Glenora Estate Merlot Cabernet Franc 2006 from Waiheke falls into the first camp. Certainly not a label I've heard of before and there's something quizzical in the packaging and the liquid inside. A pedestrian label is at odds with the stated intention to produce high quality wine and I can't get a handle on the wine itself as it teases wonderful flavours and then hides them in the next swallow. It has a lovely aroma of plums and berries, mixed up with olive and pencil shavings. The palate is distinguished by extemely fine, mouth-drying tannins that linger long after the fruit has fallen away but as the flavours tease in and out I get the sense that this may be because the wine is too young. The wine is not disjointed, quite the opposite, and it seems to be showing signs of quietly knitting into a rewarding whole.

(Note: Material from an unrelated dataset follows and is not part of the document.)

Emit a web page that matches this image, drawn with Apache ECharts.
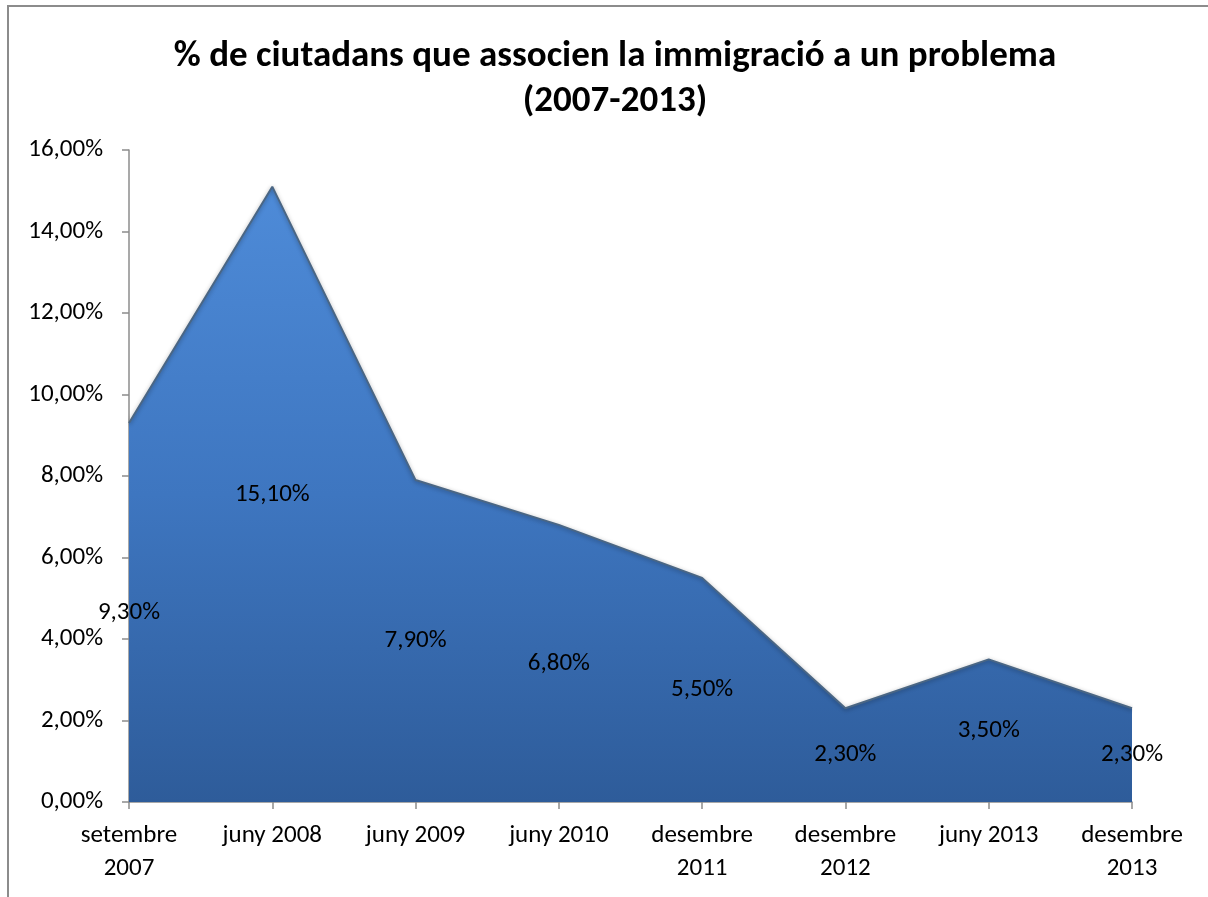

I also had a bare whisper of the Providence 2002 left in the bottle after someone carelessly threw out the glass I was left to try. I may be about to be unfair as the wine had been opened the day before and it was the last, scraggy end of the bottle but the nose smelt old and was overlaid with mousy brettanomyces. Under this some red plum aromas tried to get out of the glass. It was better on the palate with a sharp burst of mulberry fruit and subtle spice but this feels to me like a fake. Mutton dressed up as lamb. A dowager in virgin frills. A little redcurrant fruit and a dusting of cocoa powder can't detract from what this lacks. Intensity, complexity and breed.

2 comments:

Jules said...

It's not just you and a day old bottle - while I have not tasted it I only ever hear bad or disparaging comments about Providence. Love the blog, keep up the great work.

Anonymous said...

Providence is rubbish, point blank, and your review is spot on. Matakana has recently boasted red wines in Ti Point, and Takatu that just make these old Matakana has- beens see stars, and at half the price.